Ice is one of the most destructive drugs in the world. Also known as crystal meth, speed, and glass, ice is a crystalline form of methamphetamine—a powerful stimulant drug.
Abusing this drug has powerful effects on physical, mental, and behavioral attributes, quickly turning from recreational use into a dangerous addiction that is incredibly difficult to overcome. Meth is often manufactured in one of three forms: ice, base, and speed. Ice is the most pure form of meth, making it the most dangerous. Although in crystalline form it may appear unadulterated, ice can still be cut with other substances and chemicals, making the side effects potentially more dangerous.
Ice can be consumed in a variety of ways, but it is most commonly smoked, which also happens to be its most addictive form of use. The high purity of ice can make the side effects of use worse than if an individual used base or speed. This generally leads to an increased risk of addiction. While many may use the drug for its perceived positive effects, the negative impact of ice abuse can cause an individual’s life to quickly spiral out of control.
Effects of Ice Use
Ice appears to have “positive” side effects from the outside. Increased confidence, elevated mood, and increased energy are all desirable effects; however, when ice is used, the brain produces an adrenaline-like effect, making the heart beat faster and causing the pupils to dilate. It usually takes one to two days before Ice completely leaves the body. Over time, as an individual continues to use ice, receptors in the brain are destroyed, causing an individual to no longer feel “normal” without the drug in their system. Withdrawal symptoms are extremely uncomfortable and unpleasant, leading many to continue using ice just to avoid those symptoms.
Symptoms of meth use include:
- Dry mouth
- Panic Attacks
- Jaw clenching
Ice abuse is also associated with violence. Those who use ice are notoriously more likely to respond aggressively in situations where they feel they are threatened. This makes ice abuse as dangerous to those around the user as it is to the person under the influence.

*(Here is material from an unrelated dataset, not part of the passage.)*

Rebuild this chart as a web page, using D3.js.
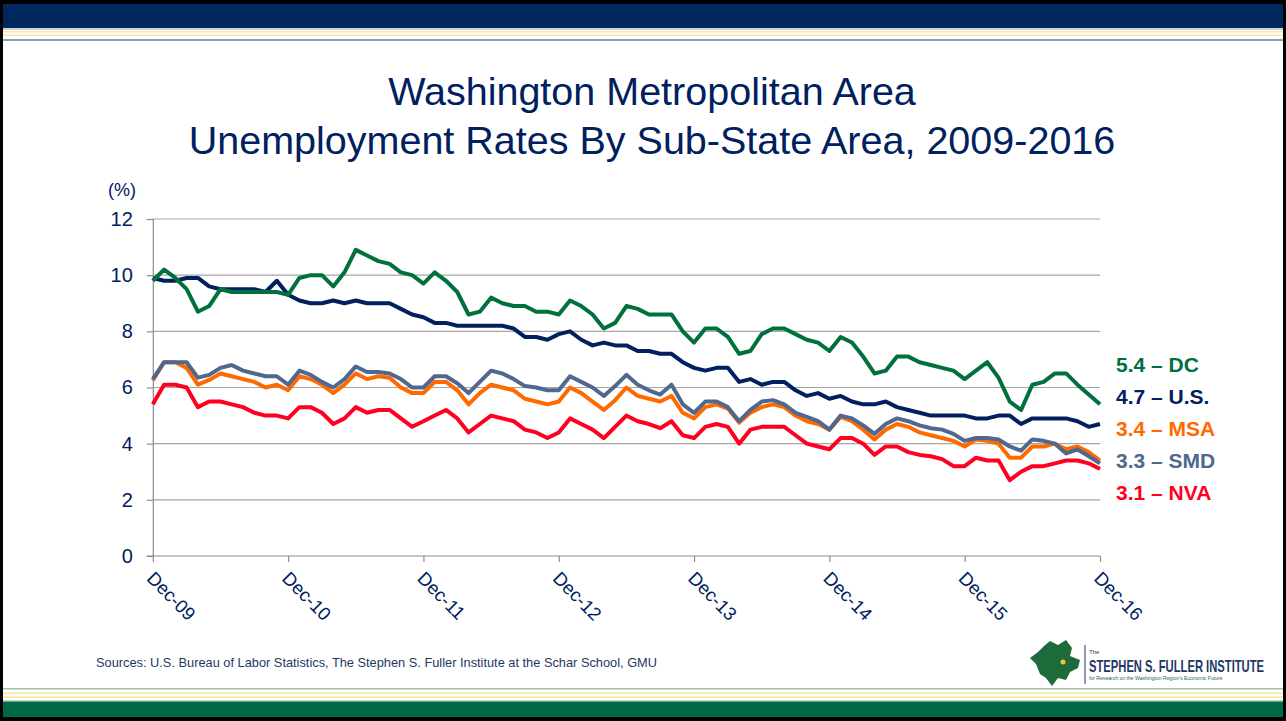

When an individual is coming down from a meth high, they may experience exhaustion, anxiety, depression, irritability, decreased appetite, and an increased need for sleep. Use of meth also increases an individual’s risk for a variety of health problems in addition to damaging relationships and overall quality of life. Some of these issues include:
- Lung problems
- Kidney problems
- Heart problems
- Dental problems, including cracked teeth, cavities, and gum disease
- Bacterial infections, abscesses, and vein problems in cases of injection
- Increased likelihood of unprotected sex, leading to sexually transmitted diseases or unwanted pregnancy
- Financial issues
- Loss of meaningful relationships with friends and family
- Loss of employment
- Increased risk for trouble with the law
The Problem with Ice in Australia
Across the globe, meth use has skyrocketed from 22 percent to 50 percent between the 2010 and 2013. In Australia alone, users of meth have shifted their preference to ice over other types of methamphetamine. Between the years 2007 and 2010, ice use has nearly doubled and the percentage of people using meth weekly has grown from 9.3 to 15.5.
Meth abuse has become an epidemic in rural Australia. With a booming underground methamphetamine industry, small, close-knit communities are being ravaged by the effects of ice abuse. Local law enforcement is rendered almost powerless against it as it continues to spread like wildfire throughout the area. Children as young as 14 years old struggle with meth addiction, and without adequate resources, many remain untreated. With the assistance of meth-addicted youth, the drug industry is able to smuggle meth out of highly-populated cities into rural areas.
With this increase has come a growing necessity for meth treatment. One treatment facility alone has seen admittance for meth-related treatment grow to nearly 80 percent, but resource scarcity is still a problem for many. This is especially true in rural areas where users find themselves caught in a vicious cycle of abuse with little access to treatment.
It is critical for ice users to seek medical treatment when trying to overcome addiction. Ice addiction takes control of a person’s mental and physical health, and a recovery program has resources available to help an individual regain control of their life. One of the most critical steps in treatment of ice addiction is the process of detox and withdrawal. With the assistance of a treatment program, an individual can safely and comfortably withdraw from ice and develop a clear mind to focus on recovery.
The road to recovery from meth addiction can be long and difficult at times, but with individualized care and proper treatment, it is possible to live a happy sober life free from the effects of meth.